* WHAT THIS TASK INVOLVES *
Extract exactly the lines from the top of the records through the line containing "import matplotlib.transforms as mtransforms", and keep pictures out of the copy.

* DATA SUPPLIED *
* start *

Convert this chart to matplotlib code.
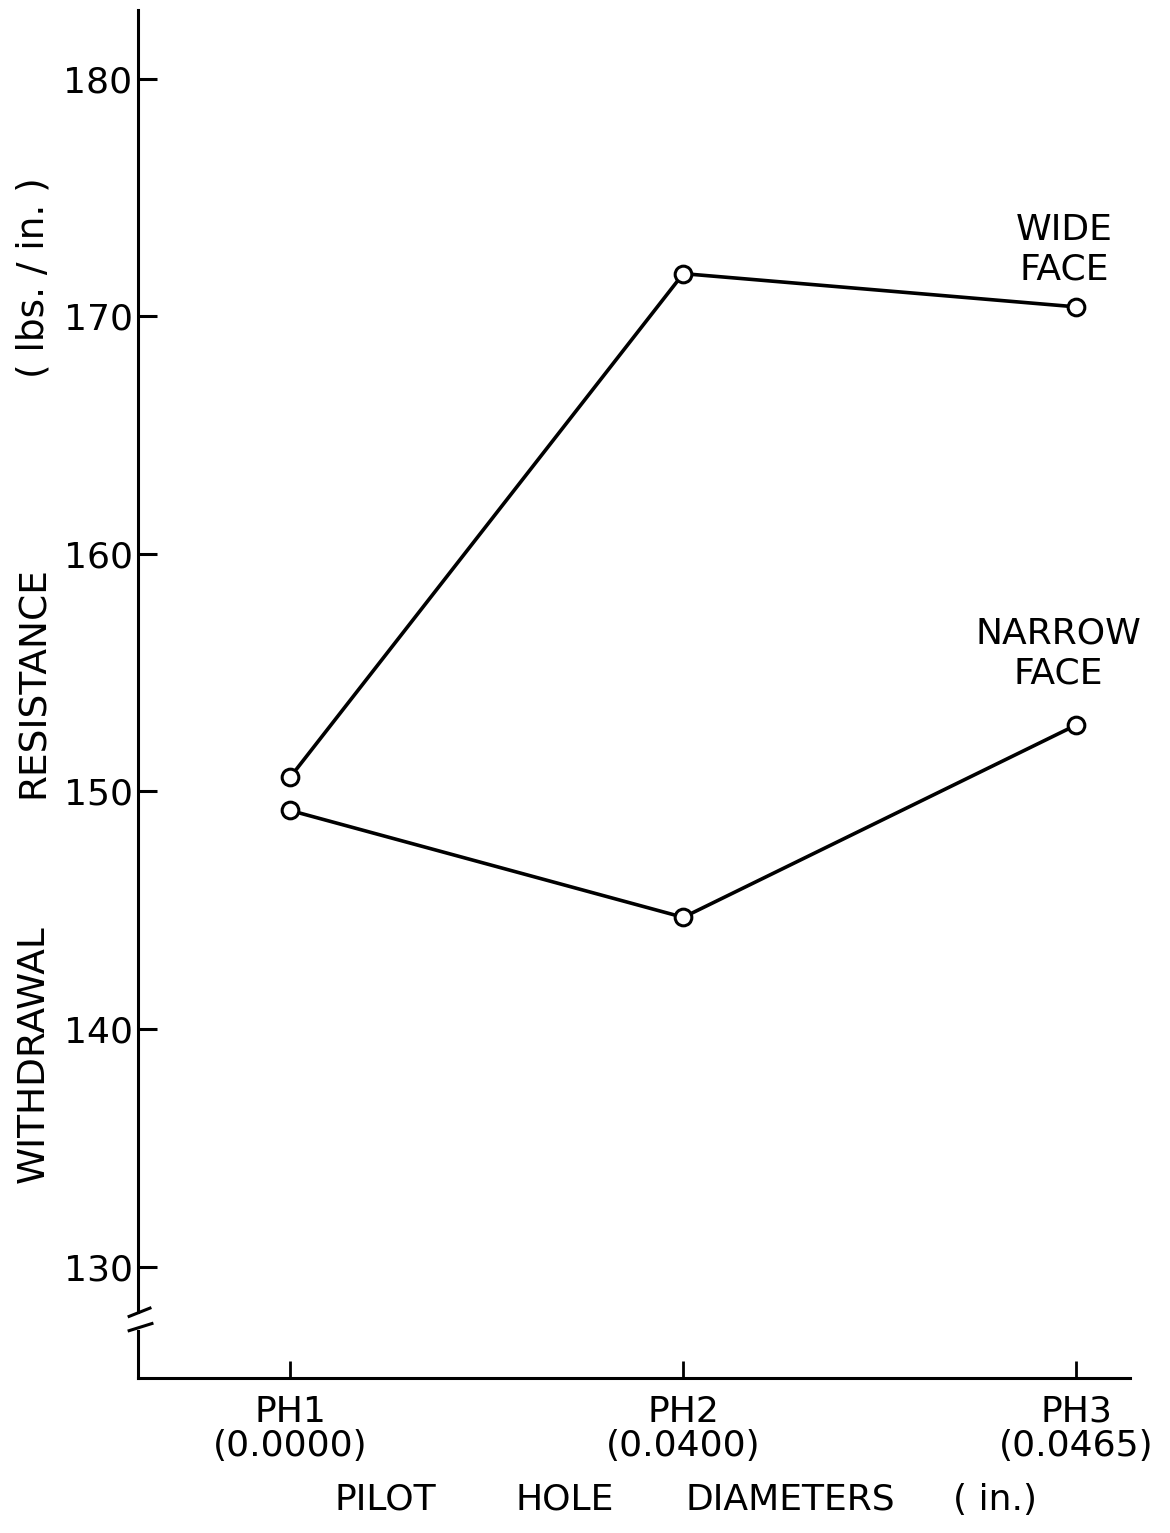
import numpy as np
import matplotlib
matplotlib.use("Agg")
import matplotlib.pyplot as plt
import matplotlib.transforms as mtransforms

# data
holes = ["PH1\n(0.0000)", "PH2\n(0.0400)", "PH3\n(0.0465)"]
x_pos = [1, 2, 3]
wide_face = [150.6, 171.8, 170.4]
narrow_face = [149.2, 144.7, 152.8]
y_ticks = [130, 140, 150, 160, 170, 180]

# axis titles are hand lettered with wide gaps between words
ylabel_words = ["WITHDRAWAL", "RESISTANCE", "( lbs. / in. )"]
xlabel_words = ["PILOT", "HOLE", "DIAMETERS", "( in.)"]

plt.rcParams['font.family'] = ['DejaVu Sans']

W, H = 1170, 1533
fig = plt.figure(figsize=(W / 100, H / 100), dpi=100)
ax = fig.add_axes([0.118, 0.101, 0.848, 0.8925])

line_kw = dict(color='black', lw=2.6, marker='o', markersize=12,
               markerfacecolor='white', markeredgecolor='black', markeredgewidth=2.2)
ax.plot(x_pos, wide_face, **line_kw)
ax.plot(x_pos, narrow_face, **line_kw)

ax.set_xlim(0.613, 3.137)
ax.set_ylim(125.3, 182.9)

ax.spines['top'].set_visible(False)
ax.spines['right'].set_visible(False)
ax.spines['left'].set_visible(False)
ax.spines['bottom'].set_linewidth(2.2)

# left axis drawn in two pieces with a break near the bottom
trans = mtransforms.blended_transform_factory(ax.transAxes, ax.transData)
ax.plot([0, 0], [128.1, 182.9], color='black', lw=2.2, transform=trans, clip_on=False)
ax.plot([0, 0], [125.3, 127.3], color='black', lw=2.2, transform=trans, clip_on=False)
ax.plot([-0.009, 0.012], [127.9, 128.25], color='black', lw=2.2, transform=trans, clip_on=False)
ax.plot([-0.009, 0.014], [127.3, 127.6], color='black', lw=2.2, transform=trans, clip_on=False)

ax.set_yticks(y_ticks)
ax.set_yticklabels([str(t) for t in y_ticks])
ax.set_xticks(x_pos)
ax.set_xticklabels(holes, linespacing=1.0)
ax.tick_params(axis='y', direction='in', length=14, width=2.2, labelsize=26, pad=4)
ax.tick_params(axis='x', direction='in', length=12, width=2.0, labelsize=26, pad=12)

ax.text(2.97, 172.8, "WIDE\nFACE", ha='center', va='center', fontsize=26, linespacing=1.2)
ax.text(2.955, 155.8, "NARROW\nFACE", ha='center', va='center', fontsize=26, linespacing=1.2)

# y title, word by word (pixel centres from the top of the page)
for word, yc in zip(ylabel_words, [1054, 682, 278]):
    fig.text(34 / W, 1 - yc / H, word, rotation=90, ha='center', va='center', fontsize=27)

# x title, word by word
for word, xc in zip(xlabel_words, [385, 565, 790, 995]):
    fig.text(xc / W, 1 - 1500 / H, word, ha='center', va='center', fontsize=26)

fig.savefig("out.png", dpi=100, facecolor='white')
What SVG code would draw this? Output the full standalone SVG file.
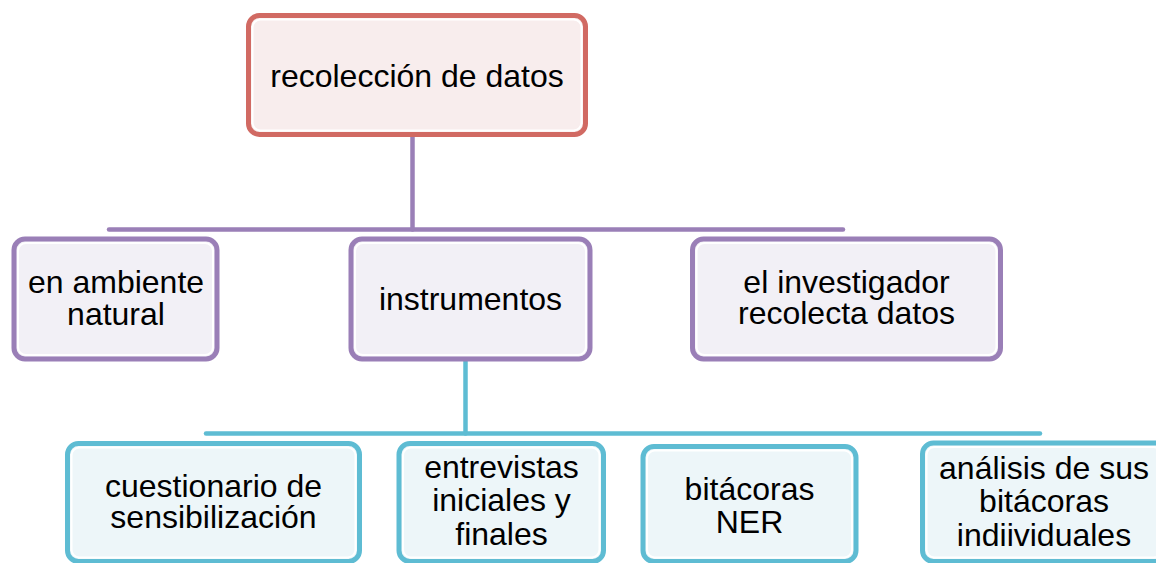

* end *

* COMPLETE ANSWER *
Convert this chart to matplotlib code.
import numpy as np
import matplotlib
matplotlib.use("Agg")
import matplotlib.pyplot as plt
import matplotlib.transforms as mtransforms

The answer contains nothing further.